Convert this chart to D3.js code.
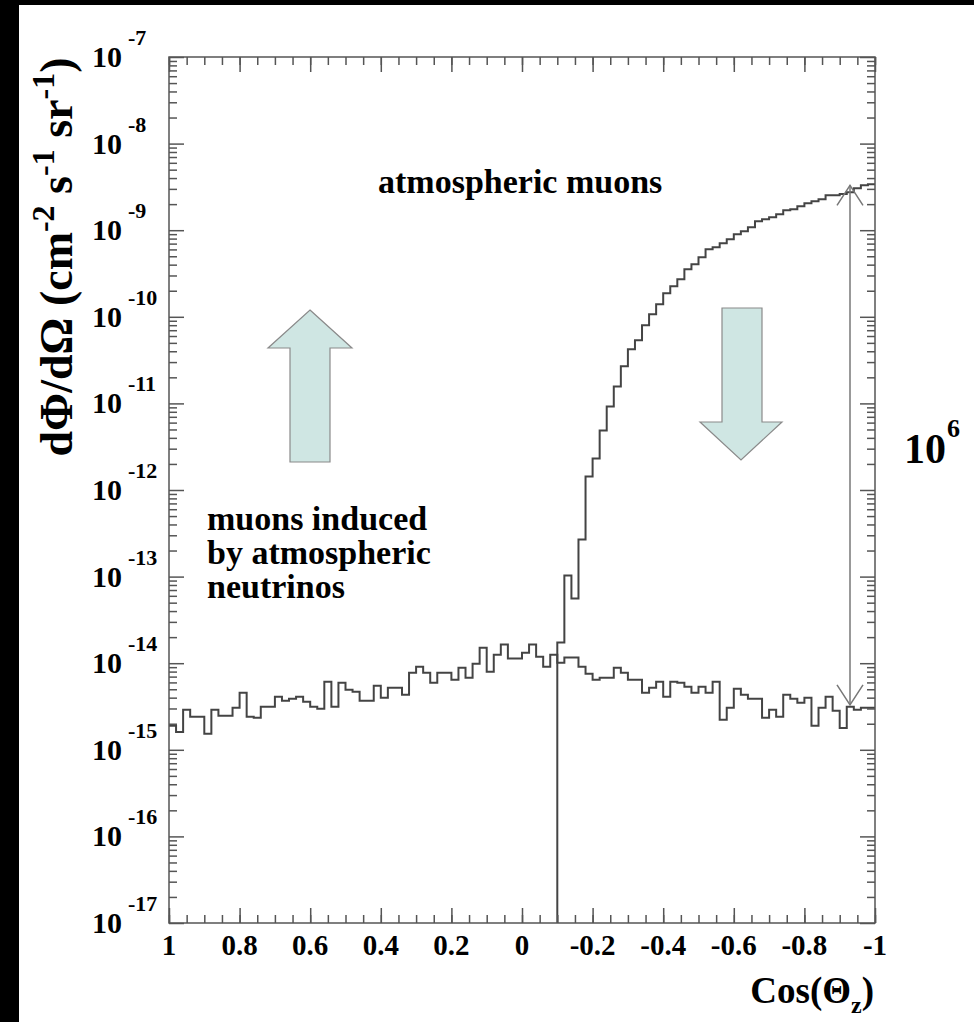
<!DOCTYPE html>
<html lang="en">
<head>
<meta charset="UTF-8">
<title>Muon flux vs zenith angle</title>
<script src="https://cdn.jsdelivr.net/npm/d3@7"></script>
<style>
body { margin: 0; background: #fff; }
svg { display: block; }
svg text { font-family: "Liberation Serif", "DejaVu Serif", serif; font-weight: bold; fill: #000; }
</style>
</head>
<body>
<svg id="chart"></svg>
<script>
// histogram binning: 100 bins from cos = 1 down to cos = -1
var binLow = 1, binHigh = -1, nBins = 100;

// muons induced by atmospheric neutrinos, one value per bin (cm^-2 s^-1 sr^-1)
var neutrinoFlux = [
  1.89e-15, 1.61e-15, 2.90e-15, 2.41e-15, 2.41e-15, 1.53e-15, 2.90e-15, 2.47e-15, 2.47e-15, 3.06e-15,
  4.56e-15, 2.41e-15, 2.34e-15, 3.14e-15, 3.14e-15, 4.10e-15, 3.68e-15, 3.89e-15, 4.10e-15, 3.59e-15,
  3.14e-15, 2.98e-15, 6.11e-15, 3.14e-15, 5.96e-15, 4.94e-15, 4.69e-15, 3.68e-15, 3.68e-15, 5.50e-15,
  3.99e-15, 5.21e-15, 5.21e-15, 4.33e-15, 7.76e-15, 9.12e-15, 7.76e-15, 5.96e-15, 7.76e-15, 7.76e-15,
  6.44e-15, 8.87e-15, 6.79e-15, 9.86e-15, 1.51e-14, 7.98e-15, 1.25e-14, 1.64e-14, 1.13e-14, 1.13e-14,
  1.32e-14, 1.64e-14, 1.19e-14, 9.12e-15, 1.25e-14, 1.01e-14, 1.16e-14, 1.16e-14, 9.12e-15, 7.57e-15,
  6.44e-15, 6.79e-15, 6.79e-15, 8.87e-15, 7.76e-15, 6.44e-15, 6.44e-15, 4.56e-15, 5.21e-15, 6.11e-15,
  4.10e-15, 6.11e-15, 5.96e-15, 5.35e-15, 4.56e-15, 5.35e-15, 4.56e-15, 6.11e-15, 2.22e-15, 3.06e-15,
  5.07e-15, 4.33e-15, 3.89e-15, 3.89e-15, 2.34e-15, 2.90e-15, 2.41e-15, 4.33e-15, 3.89e-15, 3.49e-15,
  3.99e-15, 1.89e-15, 3.06e-15, 4.10e-15, 2.82e-15, 1.79e-15, 3.14e-15, 2.90e-15, 3.06e-15, 3.06e-15
];

// atmospheric muons, only non-empty from cos = -0.1 on
var muonStart = -0.1;
var muonFlux = [
  1.73e-14, 1.03e-13, 5.57e-14, 2.68e-13, 1.43e-12, 2.31e-12, 4.88e-12, 9.23e-12, 1.57e-11, 2.68e-11,
  4.21e-11, 5.35e-11, 7.98e-11, 1.07e-10, 1.40e-10, 1.87e-10, 2.25e-10, 2.72e-10, 3.54e-10, 4.05e-10,
  4.88e-10, 6.03e-10, 6.35e-10, 7.08e-10, 7.87e-10, 8.99e-10, 9.73e-10, 1.08e-9, 1.27e-9, 1.34e-9,
  1.41e-9, 1.53e-9, 1.70e-9, 1.75e-9, 1.89e-9, 2.05e-9, 2.16e-9, 2.28e-9, 2.54e-9, 2.54e-9,
  2.61e-9, 2.75e-9, 3.06e-9, 3.31e-9, 3.40e-9
];

var xTicks = [1, 0.8, 0.6, 0.4, 0.2, 0, -0.2, -0.4, -0.6, -0.8, -1];
var xTickLabels = ["1", "0.8", "0.6", "0.4", "0.2", "0", "-0.2", "-0.4", "-0.6", "-0.8", "-1"];
var yDecades = [-17, -16, -15, -14, -13, -12, -11, -10, -9, -8, -7];

// the 10^6 double arrow spans from the muon plateau to the neutrino level
var ratioArrow = [3.3e-9, 3.3e-15];

var width = 974, height = 1022;
var frame = { left: 169, right: 875, top: 57, bottom: 923 };

var svg = d3.select("#chart").attr("width", width).attr("height", height);
svg.append("rect").attr("width", width).attr("height", height).attr("fill", "#fff");
// black border strips from the original scan
svg.append("rect").attr("x", 0).attr("y", 0).attr("width", 19).attr("height", height).attr("fill", "#000");
svg.append("rect").attr("x", 0).attr("y", 0).attr("width", width).attr("height", 5).attr("fill", "#000");

var x = d3.scaleLinear().domain([binLow, binHigh]).range([frame.left, frame.right]);
var y = d3.scaleLog().domain([1e-17, 1e-7]).range([frame.bottom, frame.top]);
var binW = (binLow - binHigh) / nBins;

svg.append("clipPath").attr("id", "clip")
  .append("rect")
  .attr("x", frame.left).attr("y", frame.top)
  .attr("width", frame.right - frame.left).attr("height", frame.bottom - frame.top);

// block arrows (up-going / down-going)
var upArrow = [[310, 310], [352, 348], [330, 348], [330, 462], [290, 462], [290, 348], [268, 348]];
var downArrow = [[722, 308], [762, 308], [762, 422], [782, 422], [741, 460], [700, 422], [722, 422]];
svg.selectAll(".blockArrow")
  .data([upArrow, downArrow])
  .enter()
  .append("polygon")
  .attr("class", "blockArrow")
  .attr("points", function(d) { return d.map(function(p) { return p.join(","); }).join(" "); })
  .attr("fill", "#cfe6e3")
  .attr("stroke", "#8a8a8a")
  .attr("stroke-width", 1.2);

// histograms
var step = d3.line()
  .x(function(d) { return x(d[0]); })
  .y(function(d) { return y(d[1]); })
  .curve(d3.curveStepAfter);

var nuPts = neutrinoFlux.map(function(v, i) { return [binLow - i * binW, v]; });
nuPts.push([binHigh, neutrinoFlux[neutrinoFlux.length - 1]]);

var muPts = [[muonStart, 1e-17]];
muonFlux.forEach(function(v, i) { muPts.push([muonStart - i * binW, v]); });
muPts.push([binHigh, muonFlux[muonFlux.length - 1]]);

var plot = svg.append("g").attr("clip-path", "url(#clip)");
plot.selectAll("path")
  .data([nuPts, muPts])
  .enter()
  .append("path")
  .attr("d", step)
  .attr("fill", "none")
  .attr("stroke", "#444")
  .attr("stroke-width", 2);

// axes, ROOT style ticks on all four sides
var xMinor = d3.range(-20, 21).map(function(i) { return i * 0.05; });
var yMinor = [];
yDecades.slice(0, -1).forEach(function(e) {
  for (var k = 2; k <= 9; k++) yMinor.push(k * Math.pow(10, e));
});
var yMajor = yDecades.map(function(e) { return Math.pow(10, e); });

function styleAxis(g) {
  g.selectAll("path").remove();
  g.selectAll("line").attr("stroke", "#555").attr("stroke-width", 1.5);
}
var axes = [
  [d3.axisBottom(x).tickValues(xTicks).tickSize(-15), "translate(0," + frame.bottom + ")"],
  [d3.axisBottom(x).tickValues(xMinor).tickSize(-8), "translate(0," + frame.bottom + ")"],
  [d3.axisTop(x).tickValues(xTicks).tickSize(-15), "translate(0," + frame.top + ")"],
  [d3.axisTop(x).tickValues(xMinor).tickSize(-8), "translate(0," + frame.top + ")"],
  [d3.axisLeft(y).tickValues(yMajor).tickSize(-15), "translate(" + frame.left + ",0)"],
  [d3.axisLeft(y).tickValues(yMinor).tickSize(-8), "translate(" + frame.left + ",0)"],
  [d3.axisRight(y).tickValues(yMajor).tickSize(-15), "translate(" + frame.right + ",0)"],
  [d3.axisRight(y).tickValues(yMinor).tickSize(-8), "translate(" + frame.right + ",0)"]
];
axes.forEach(function(a) {
  svg.append("g").attr("transform", a[1])
    .call(a[0].tickFormat(""))
    .call(styleAxis);
});

svg.append("rect")
  .attr("x", frame.left).attr("y", frame.top)
  .attr("width", frame.right - frame.left).attr("height", frame.bottom - frame.top)
  .attr("fill", "none").attr("stroke", "#555").attr("stroke-width", 1.5);

// tick labels
svg.selectAll(".xlab")
  .data(xTicks)
  .enter()
  .append("text")
  .attr("class", "xlab")
  .attr("x", function(d) { return x(d); })
  .attr("y", 955)
  .attr("text-anchor", "middle")
  .attr("font-size", 29)
  .text(function(d, i) { return xTickLabels[i]; });

var ylab = svg.selectAll(".ylab")
  .data(yDecades)
  .enter()
  .append("g")
  .attr("class", "ylab")
  .attr("transform", function(d) { return "translate(0," + y(Math.pow(10, d)) + ")"; });
ylab.append("text")
  .attr("x", 122).attr("y", 10)
  .attr("text-anchor", "end")
  .attr("font-size", 30)
  .text("10");
ylab.append("text")
  .attr("x", 128).attr("y", -12)
  .attr("font-size", 22)
  .text(function(d) { return String(d); });

// axis titles
var ytitle = svg.append("text")
  .attr("transform", "translate(72,257) rotate(-90)")
  .attr("text-anchor", "middle")
  .attr("font-size", 46);
ytitle.append("tspan").text("d\u03A6/d\u03A9 (cm");
ytitle.append("tspan").attr("dy", -18).attr("font-size", 32).text("-2");
ytitle.append("tspan").attr("dy", 18).text(" s");
ytitle.append("tspan").attr("dy", -18).attr("font-size", 32).text("-1");
ytitle.append("tspan").attr("dy", 18).text(" sr");
ytitle.append("tspan").attr("dy", -18).attr("font-size", 32).text("-1");
ytitle.append("tspan").attr("dy", 18).text(")");

var xtitle = svg.append("text")
  .attr("x", 874).attr("y", 1003)
  .attr("text-anchor", "end")
  .attr("font-size", 37);
xtitle.append("tspan").text("Cos(\u0398");
xtitle.append("tspan").attr("dy", 10).attr("font-size", 24).text("z");
xtitle.append("tspan").attr("dy", -10).text(")");

// annotations
svg.append("text").attr("x", 378).attr("y", 193).attr("font-size", 34).text("atmospheric muons");
var nuLabel = ["muons induced", "by atmospheric", "neutrinos"];
svg.selectAll(".nulab")
  .data(nuLabel)
  .enter()
  .append("text")
  .attr("class", "nulab")
  .attr("x", 207)
  .attr("y", function(d, i) { return 530 + i * 34; })
  .attr("font-size", 34)
  .text(function(d) { return d; });

// 10^6 double arrow
var ax = 850, aTop = y(ratioArrow[0]), aBot = y(ratioArrow[1]);
var arrow = svg.append("g").attr("stroke", "#777").attr("stroke-width", 1.5).attr("fill", "none");
arrow.append("line").attr("x1", ax).attr("x2", ax).attr("y1", aTop).attr("y2", aBot);
arrow.append("polyline").attr("points", [[ax - 13, aTop + 20], [ax, aTop], [ax + 13, aTop + 20]].join(" "));
arrow.append("polyline").attr("points", [[ax - 13, aBot - 20], [ax, aBot], [ax + 13, aBot - 20]].join(" "));

svg.append("text").attr("x", 904).attr("y", 463).attr("font-size", 42).text("10");
svg.append("text").attr("x", 947).attr("y", 437).attr("font-size", 26).text("6");
</script>
</body>
</html>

* [TASK DESCRIPTION]
Starting with the first line of the data above and ending with the line containing "var binLow = 1, binHigh = -1, nBins = 100;", please restate every line exactly, leaving images out.

* [FINISHED EXERCISE]
Convert this chart to D3.js code.
<!DOCTYPE html>
<html lang="en">
<head>
<meta charset="UTF-8">
<title>Muon flux vs zenith angle</title>
<script src="https://cdn.jsdelivr.net/npm/d3@7"></script>
<style>
body { margin: 0; background: #fff; }
svg { display: block; }
svg text { font-family: "Liberation Serif", "DejaVu Serif", serif; font-weight: bold; fill: #000; }
</style>
</head>
<body>
<svg id="chart"></svg>
<script>
// histogram binning: 100 bins from cos = 1 down to cos = -1
var binLow = 1, binHigh = -1, nBins = 100;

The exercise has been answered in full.